Port activity is scheduled to pick up on May 16, Ketchikan’s first four-ship day. Five ships dock for the first time on May 27, after which it’s off to the races for Ketchikan tourism.

The City of Ketchikan estimates cruise passengers spend more than $100 each while in Ketchikan. If the trend holds in 2016, more than $110 million would be spent by tourists this summer.

The Volendam is scheduled to be the last ship in Ketchikan this year, stopping from 8 a.m. to 3 p.m. on Sept. 30.

While the 38 different vessels making a scheduled 489 port calls promise a busy season for the First City, the number of passengers is almost the same as in 2015.

Last year, 944,500 cruise passengers came to Ketchikan, according to information from the Ketchikan Visitors Bureau, only a few thousand less than the figure expected for 2016.

Statewide tourism remains on the upswing, as almost 1.8 million people visited Alaska in 2015 compared to about 1.65 million in 2014.

The Alaska Travel Industry Association predicts an increase of 2 to 3 percent in 2016, according to the Alaska Department of Labor, which would put Alaska’s cruise passenger count above 1 million people for the first time in history.

But the largest ship to ever come to Alaska — the 3,835-passenger Explorer of the Seas from Royal Caribbean — won’t come to Ketchikan this year.

It will stop in British Columbia but pass by Ketchikan to Juneau and Skagway.

One area of local growth is air travel, as Delta Airlines continues to fly summer routes into Ketchikan as it moves to compete with Alaska Airlines in the Pacific Northwest and Alaska.

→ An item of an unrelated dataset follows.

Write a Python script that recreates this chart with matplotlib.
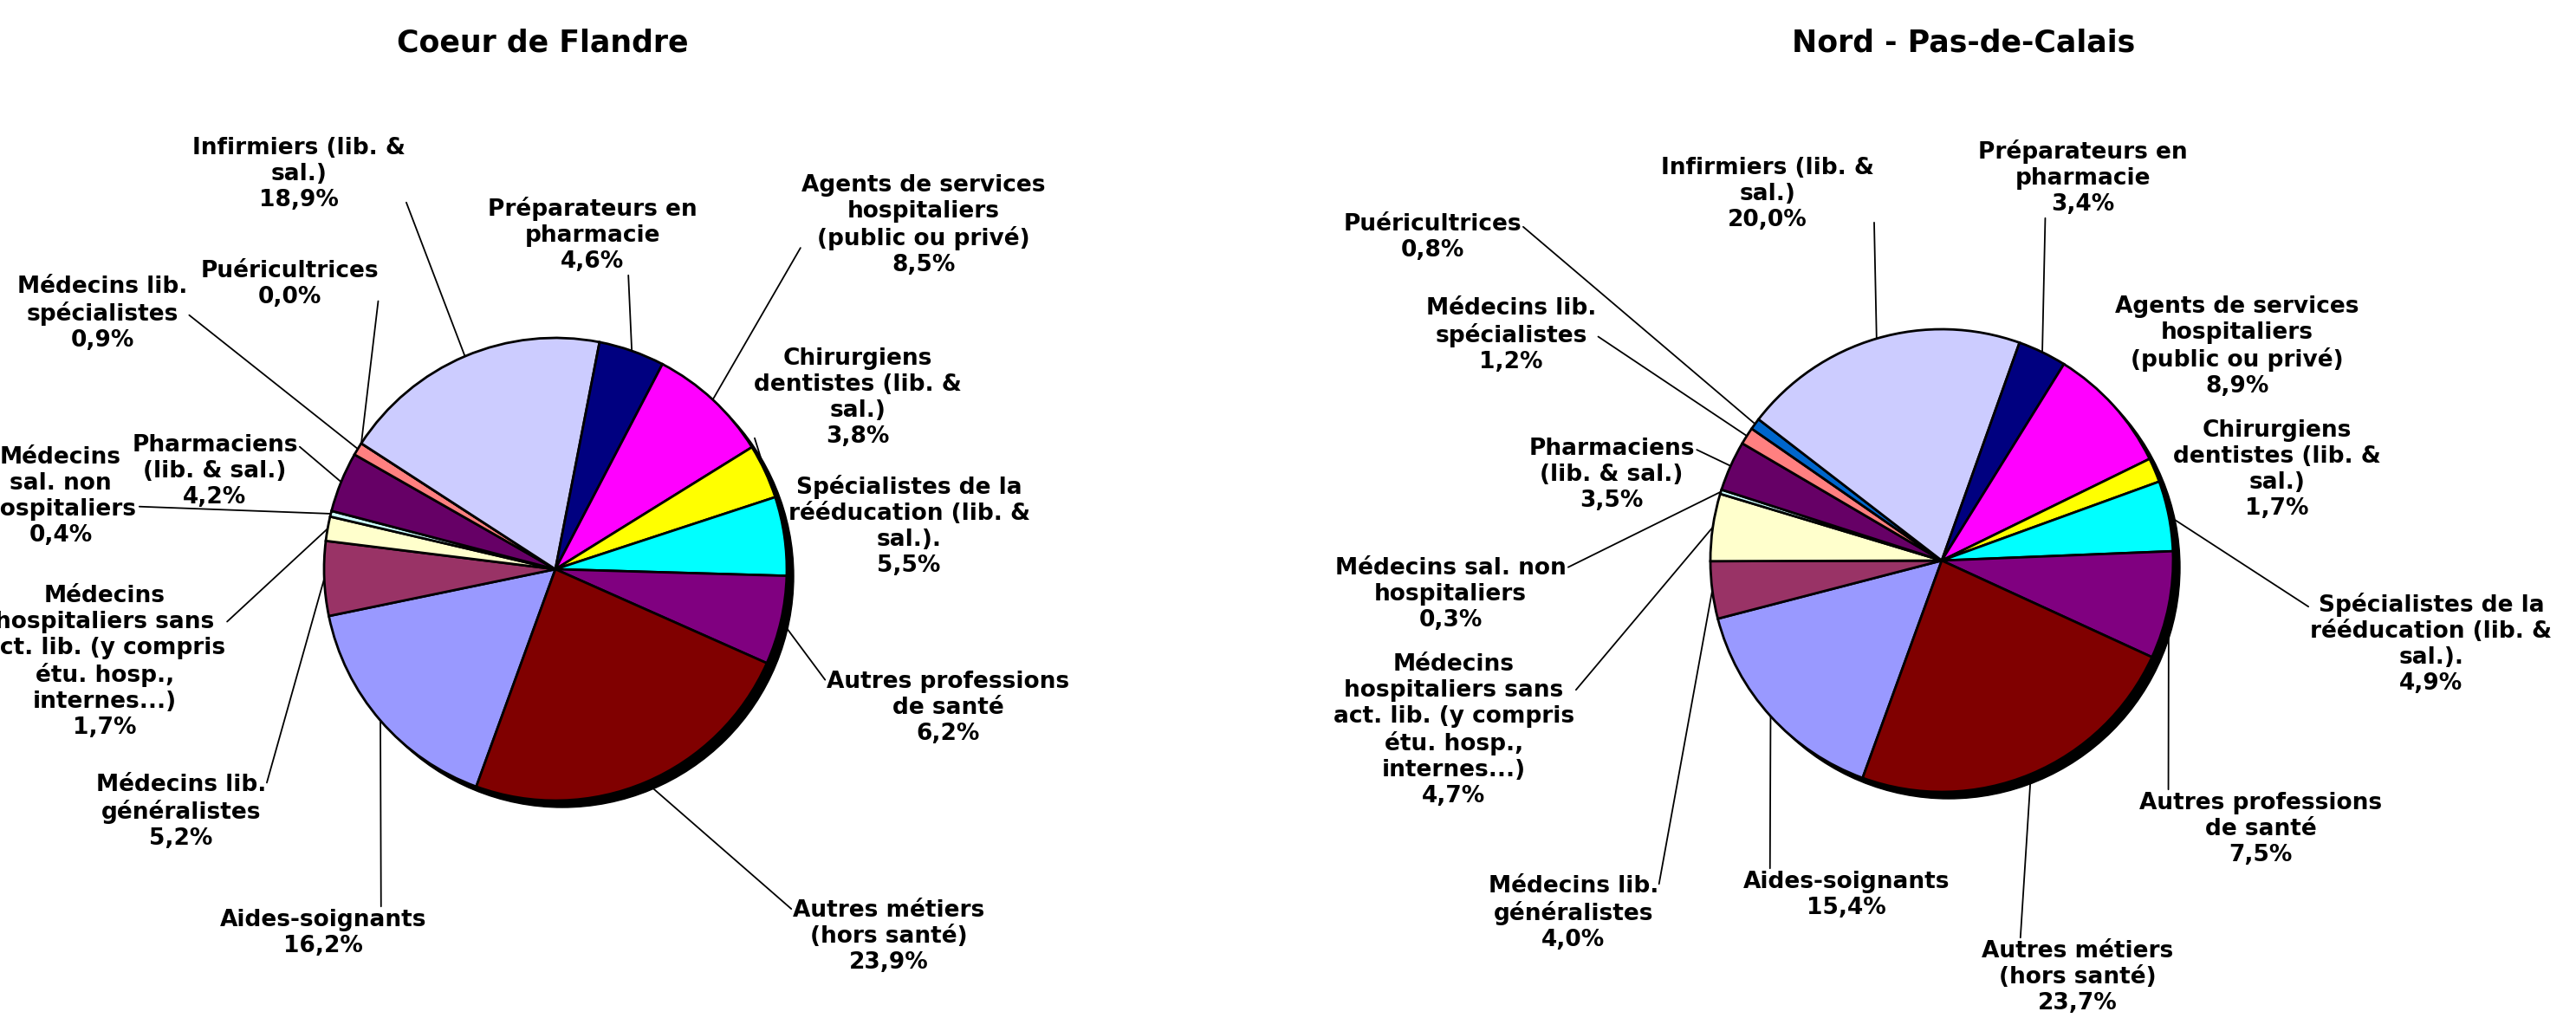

Relatively few tourists arrive in Ketchikan by air, but Delta’s entry to the market still boosted the number of arrivals by four times the increases seen before it flew to Ketchikan.

In 2013, 27,177 visitors flew into the First City. In 2014, the number grew to only 28,284. However, when Delta started flights in 2015, 32,500 people visited Ketchikan by air.

With cruise ships, airlines and the Alaska Marine Highway System, an estimated 987,300 people are due to visit Ketchikan this year.

It’s a modest increase from 2015, but below the most recent peak of 990,804 visitors in 2013.

Cruise-dominated Southeast remains the second-largest tourism market in Alaska, next to Southcentral.

Tourists spend $798 million each year in Southcentral, according to the KVB, or 44 percent of Alaska’s overall visitor spending. Southeast spending is $591 million, or 32 percent.